Plotting code records
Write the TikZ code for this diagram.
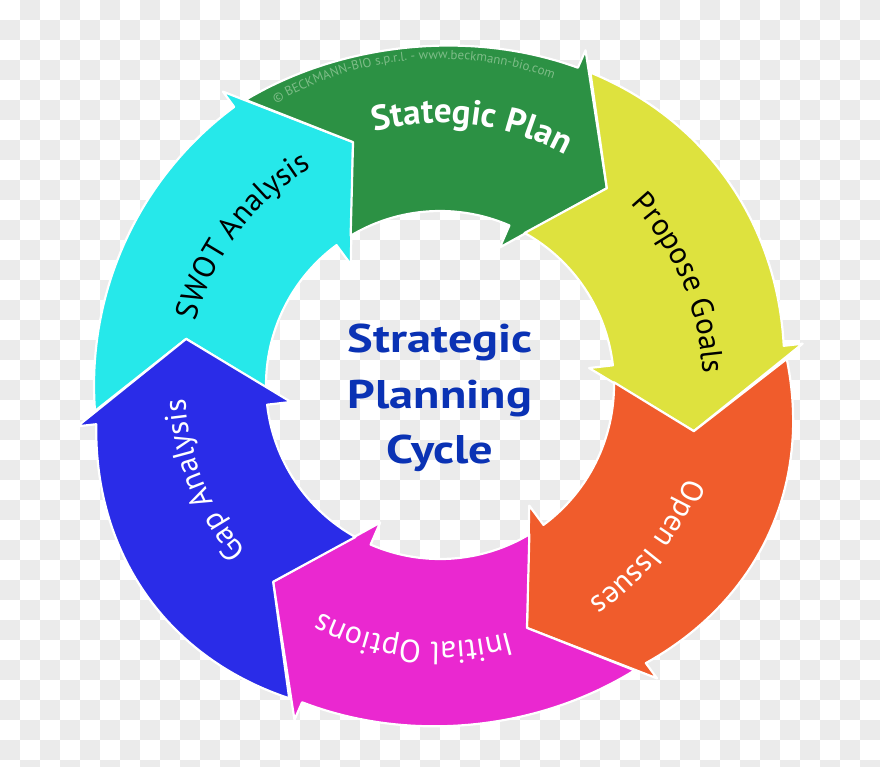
\documentclass[tikz,border=0pt]{standalone}
\usepackage{fontspec}
\usepackage{graphicx}
\setmainfont{PT Sans}
\usetikzlibrary{decorations.text}
\definecolor{cCyan}{RGB}{38,232,234}
\definecolor{cGreen}{RGB}{44,145,68}
\definecolor{cYellow}{RGB}{222,226,62}
\definecolor{cOrange}{RGB}{240,92,44}
\definecolor{cMagenta}{RGB}{234,40,208}
\definecolor{cBlue}{RGB}{42,44,232}
\definecolor{cTitle}{RGB}{10,50,180}
\definecolor{cChk}{RGB}{235,235,235}
\definecolor{cMark}{RGB}{125,188,135}
\tikzset{
  arrowbody/.style={draw=white, line width=2.2pt, line join=round},
  titletext/.style={text=cTitle, font=\bfseries\fontsize{40}{40}\selectfont, anchor=base, inner sep=0pt}
}
% #1 = angle of the tail barbs, #2 = colour, #3 = bulge of the outer edge
\newcommand{\ringarrow}[3]{%
  \pgfmathsetmacro{\rgTI}{#1-5.6}%
  \pgfmathsetmacro{\rgTT}{#1-16.8}%
  \pgfmathsetmacro{\rgH}{#1-60}%
  \pgfmathsetmacro{\rgHT}{#1-76.8}%
  \path[arrowbody, fill=#2]
    plot[domain=0.0367:1, samples=48, variable=\rgt] ({#1-60*\rgt}:{346+(#3)*sin(180*\rgt)})
    -- (\rgH:365) -- (\rgHT:258) -- (\rgH:150) -- (\rgH:174)
    arc[start angle=\rgH, end angle=\rgTI, radius=174] -- (\rgTT:258) -- cycle;
}
% #1 = centre angle, #2 = baseline radius, #3 = font, #4 = colour, #5 = text
\newcommand{\ringlabel}[5]{%
  \pgfmathsetmacro{\rgA}{#1+40}%
  \pgfmathsetmacro{\rgB}{#1-40}%
  \path[decorate, decoration={text along path, text align=center, text color=#4,
     text={|#3|#5}}] (\rgA:#2) arc[start angle=\rgA, end angle=\rgB, radius=#2];
}
\begin{document}
\begin{tikzpicture}[x=1pt, y=1pt]
\useasboundingbox (0,0) rectangle (880,-766);
\fill[white] (0,0) rectangle (880,-766);
\foreach \i in {0,...,43}{\foreach \j in {0,...,38}{%
  \pgfmathtruncatemacro{\chk}{mod(\i+\j,2)}%
  \ifnum\chk=1 \fill[cChk] (\i*20,-\j*20) rectangle ++(20,-20);\fi}}
\begin{scope}[shift={(440,-385)}]
  \ringarrow{186.5}{cCyan}{0}
  \ringarrow{126.5}{cGreen}{-7}
  \ringarrow{66.5}{cYellow}{7}
  \ringarrow{6.5}{cOrange}{15}
  \ringarrow{-53.5}{cMagenta}{-5}
  \ringarrow{-113.5}{cBlue}{15}
  \ringlabel{143}{252}{\fontsize{31}{31}\selectfont}{black}{SWOT Analysis}
  \ringlabel{83}{262}{\bfseries\fontsize{35}{35}\selectfont}{white}{Stategic Plan}
  \ringlabel{23}{263}{\fontsize{31}{31}\selectfont}{black}{Propose Goals}
  \ringlabel{-38}{263}{\fontsize{31}{31}\selectfont}{white}{Open Issues}
  \ringlabel{-96}{257}{\fontsize{32}{32}\selectfont}{white}{Initial Options}
  \ringlabel{-158}{255}{\fontsize{31}{31}\selectfont}{white}{Gap Analysis}
  \ringlabel{95}{326}{\fontsize{13}{13}\selectfont}{cMark}{© BECKMANN-BIO s.p.r.l. - www.beckmann-bio.com}
\end{scope}
\node[titletext] (t1) at (440,-352) {\scalebox{1.21}[1]{Strategic}};
\node[titletext] (t2) at (440,-408) {\scalebox{1.21}[1]{Planning}};
\node[titletext] (t3) at (440,-463) {\scalebox{1.21}[1]{Cycle}};
\end{tikzpicture}
\end{document}
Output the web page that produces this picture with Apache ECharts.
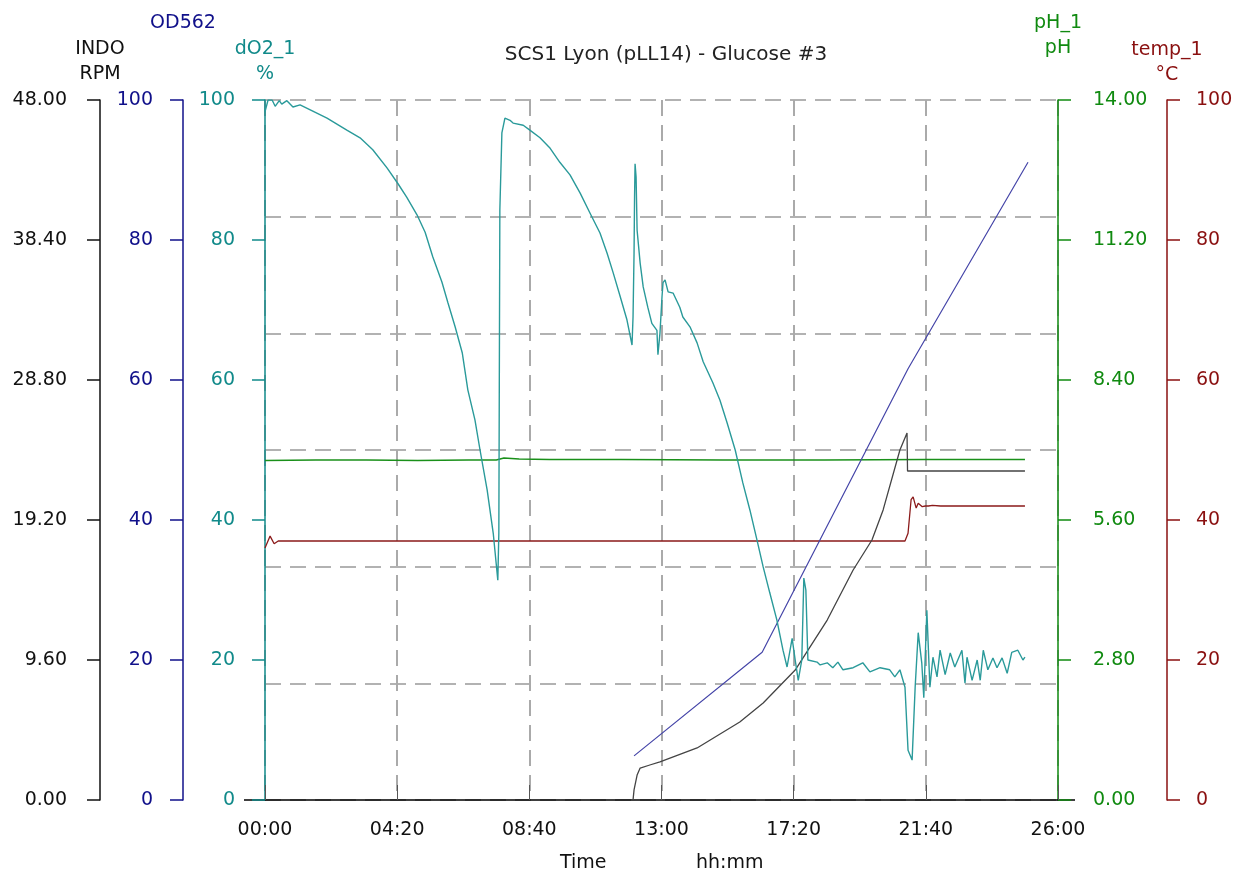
<!DOCTYPE html>
<html>
<head>
<meta charset="utf-8">
<script src="https://cdn.jsdelivr.net/npm/echarts@6/dist/echarts.min.js"></script>
<style>
  html, body { margin: 0; padding: 0; background: #fff; }
  #chart { width: 1238px; height: 877px; }
</style>
</head>
<body>
<div id="chart"></div>
<script>
// time in minutes since start
const do2Time = [0, 6, 14, 20, 28, 33, 43, 55, 69, 89, 122, 161, 187, 212, 240, 262, 279, 299, 315, 330, 348, 360, 374, 388, 399, 413, 423, 437, 449, 458, 460, 462, 466, 472, 482, 488, 508, 521, 541, 561, 580, 600, 620, 639, 659, 673, 685, 698, 712, 722, 724, 726, 727, 728, 730, 732, 738, 744, 753, 761, 771, 773, 777, 781, 783, 787, 793, 803, 816, 822, 836, 850, 862, 881, 895, 909, 925, 940, 954, 968, 980, 993, 1007, 1019, 1027, 1037, 1043, 1049, 1056, 1060, 1064, 1068, 1086, 1092, 1106, 1117, 1127, 1137, 1157, 1176, 1190, 1210, 1229, 1239, 1249, 1259, 1265, 1273, 1279, 1285, 1292, 1296, 1302, 1308, 1314, 1322, 1328, 1338, 1348, 1357, 1371, 1377, 1381, 1391, 1401, 1407, 1413, 1422, 1432, 1440, 1450, 1460, 1469, 1481, 1491, 1495];
const do2Value = [98.3, 100, 100, 99.1, 99.9, 99.4, 99.9, 99.0, 99.3, 98.6, 97.4, 95.7, 94.6, 92.9, 90.3, 88.0, 86.1, 83.6, 81.1, 77.6, 74.0, 71.0, 67.6, 63.9, 58.6, 54.3, 50.0, 44.3, 38.1, 31.4, 38.1, 84.3, 95.3, 97.4, 97.1, 96.7, 96.4, 95.7, 94.6, 93.1, 91.1, 89.3, 86.7, 83.9, 81.0, 78.1, 75.3, 72.1, 68.6, 65.0, 69.0, 78.1, 86.1, 90.9, 89.0, 81.4, 76.7, 73.3, 70.4, 68.1, 67.1, 63.6, 66.7, 71.9, 73.9, 74.3, 72.6, 72.4, 70.4, 69.0, 67.6, 65.3, 62.6, 59.6, 57.1, 53.9, 50.0, 45.3, 41.4, 37.1, 33.3, 29.6, 25.7, 21.4, 19.0, 23.1, 20.0, 17.1, 20.0, 31.7, 30.0, 20.0, 19.7, 19.3, 19.6, 18.9, 19.7, 18.6, 18.9, 19.6, 18.3, 18.9, 18.6, 17.6, 18.6, 16.1, 7.1, 5.7, 16.1, 23.9, 19.6, 14.6, 27.1, 16.1, 20.4, 17.6, 21.4, 17.9, 21.0, 19.0, 21.4, 16.7, 20.4, 17.1, 20.0, 17.1, 21.4, 18.6, 20.3, 18.9, 20.3, 18.1, 21.1, 21.4, 20.0, 20.4];

const phTime = [0, 100, 200, 300, 400, 455, 470, 500, 560, 700, 900, 1100, 1300, 1495];
const phValue = [6.79, 6.80, 6.80, 6.79, 6.80, 6.80, 6.84, 6.82, 6.81, 6.81, 6.80, 6.80, 6.81, 6.81];

const tempTime = [0, 2, 10, 18, 26, 34, 400, 800, 1259, 1265, 1271, 1275, 1281, 1285, 1293, 1299, 1305, 1313, 1329, 1495];
const tempValue = [36.0, 36.2, 37.7, 36.6, 37.0, 37.0, 37.0, 37.0, 37.0, 38.1, 42.9, 43.3, 41.7, 42.4, 41.9, 42.0, 42.0, 42.1, 42.0, 42.0];

const indoTime = [724, 726, 732, 738, 757, 777, 850, 934, 980, 1043, 1106, 1157, 1194, 1216, 1249, 1263, 1264, 1495];
const indoValue = [0, 0.69, 1.71, 2.19, 2.4, 2.61, 3.57, 5.35, 6.65, 8.91, 12.34, 15.77, 17.83, 19.89, 24.0, 25.17, 22.56, 22.56];

const odTime = [726, 978, 1265, 1501];
const odValue = [6.3, 21.1, 61.6, 91.1];

const pairs = (t, v) => t.map((x, i) => [x, v[i]]);

const hhmm = (m) => {
  const h = Math.floor(m / 60);
  const mm = Math.round(m % 60);
  return String(h).padStart(2, "0") + ":" + String(mm).padStart(2, "0");
};

const FONT = "DejaVu Sans, Verdana, sans-serif";
const FS = 19;

const chart = echarts.init(document.getElementById("chart"));

const yAxisBase = (color, min, max, interval, position, offset, name, nameGap, margin, fmt) => ({
  type: "value",
  min: min,
  max: max,
  interval: interval,
  position: position,
  offset: offset,
  name: name,
  nameLocation: "end",
  nameGap: nameGap,
  nameTextStyle: { color: color, fontFamily: FONT, fontSize: FS, lineHeight: 25, align: "center" },
  axisLine: { show: true, onZero: false, lineStyle: { color: color, width: 1.5 } },
  axisTick: { show: true, length: 13, lineStyle: { color: color, width: 1.5 } },
  axisLabel: { color: color, fontFamily: FONT, fontSize: FS, margin: margin, formatter: fmt },
  splitLine: { show: false },
});

const option = {
  animation: false,
  backgroundColor: "#fff",
  title: {
    text: "SCS1 Lyon (pLL14) - Glucose #3",
    left: 661,
    top: 40,
    textAlign: "center",
    textStyle: { color: "#222", fontFamily: FONT, fontSize: 20, fontWeight: "normal" },
  },
  grid: { left: 265, right: 180, top: 100, bottom: 77, containLabel: false },
  xAxis: {
    type: "value",
    min: 0,
    max: 1560,
    interval: 260,
    axisLine: { onZero: false, lineStyle: { color: "#000", width: 1.5 } },
    axisTick: { inside: true, length: 15, lineStyle: { color: "#555", width: 1 } },
    axisLabel: { color: "#111", fontFamily: FONT, fontSize: FS, margin: 21, formatter: hhmm },
    splitLine: { show: true, lineStyle: { color: "#aaa", width: 2, type: [16, 9] } },
  },
  yAxis: [
    yAxisBase("#111", 0, 48, 9.6, "left", 165, "INDO\nRPM", 13, 33, (v) => v.toFixed(2)),
    yAxisBase("#10108a", 0, 100, 20, "left", 82, "OD562", 64, 30, (v) => String(v)),
    yAxisBase("#118a8a", 0, 100, 20, "left", 0, "dO2_1\n%", 13, 30, (v) => String(v)),
    yAxisBase("#108a10", 0, 14, 2.8, "right", 0, "pH_1\npH", 39, 35, (v) => v.toFixed(2)),
    yAxisBase("#8a1010", 0, 100, 20, "right", 109, "temp_1\n°C", 12, 29, (v) => String(v)),
    {
      type: "value",
      min: 0,
      max: 6,
      interval: 1,
      position: "left",
      axisLine: { show: false },
      axisTick: { show: false },
      axisLabel: { show: false },
      splitLine: { show: true, lineStyle: { color: "#999", width: 1.5, type: [16, 9] } },
    },
  ],
  graphic: [
    { type: "line", shape: { x1: 244, y1: 800, x2: 265, y2: 800 }, style: { stroke: "#000", lineWidth: 1.5 } },
    { type: "line", shape: { x1: 1058, y1: 800, x2: 1075, y2: 800 }, style: { stroke: "#000", lineWidth: 1.5 } },
    { type: "text", left: 560, top: 854, style: { text: "Time", fill: "#111", font: FS + "px " + FONT } },
    { type: "text", left: 696, top: 854, style: { text: "hh:mm", fill: "#111", font: FS + "px " + FONT } },
  ],
  series: [
    {
      name: "pH_1", type: "line", yAxisIndex: 3, showSymbol: false, symbol: "none",
      lineStyle: { color: "#1a901a", width: 1.3 }, data: pairs(phTime, phValue), z: 3,
    },
    {
      name: "temp_1", type: "line", yAxisIndex: 4, showSymbol: false, symbol: "none",
      lineStyle: { color: "#8b1a1a", width: 1.3 }, data: pairs(tempTime, tempValue), z: 3,
    },
    {
      name: "OD562", type: "line", yAxisIndex: 1, showSymbol: false, symbol: "none",
      lineStyle: { color: "#4545a8", width: 1.2 }, data: pairs(odTime, odValue), z: 4,
    },
    {
      name: "INDO", type: "line", yAxisIndex: 0, showSymbol: false, symbol: "none",
      lineStyle: { color: "#444", width: 1.3 }, data: pairs(indoTime, indoValue), z: 4,
    },
    {
      name: "dO2_1", type: "line", yAxisIndex: 2, showSymbol: false, symbol: "none",
      lineStyle: { color: "#2a9a9a", width: 1.4 }, data: pairs(do2Time, do2Value), z: 5,
    },
  ],
};

chart.setOption(option);
</script>
</body>
</html>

→ SHORT TASK
Check each line of the data above for the word "this", then state how many lines have it. Give the number alone.

→ ANSWER TO THE EXERCISE
2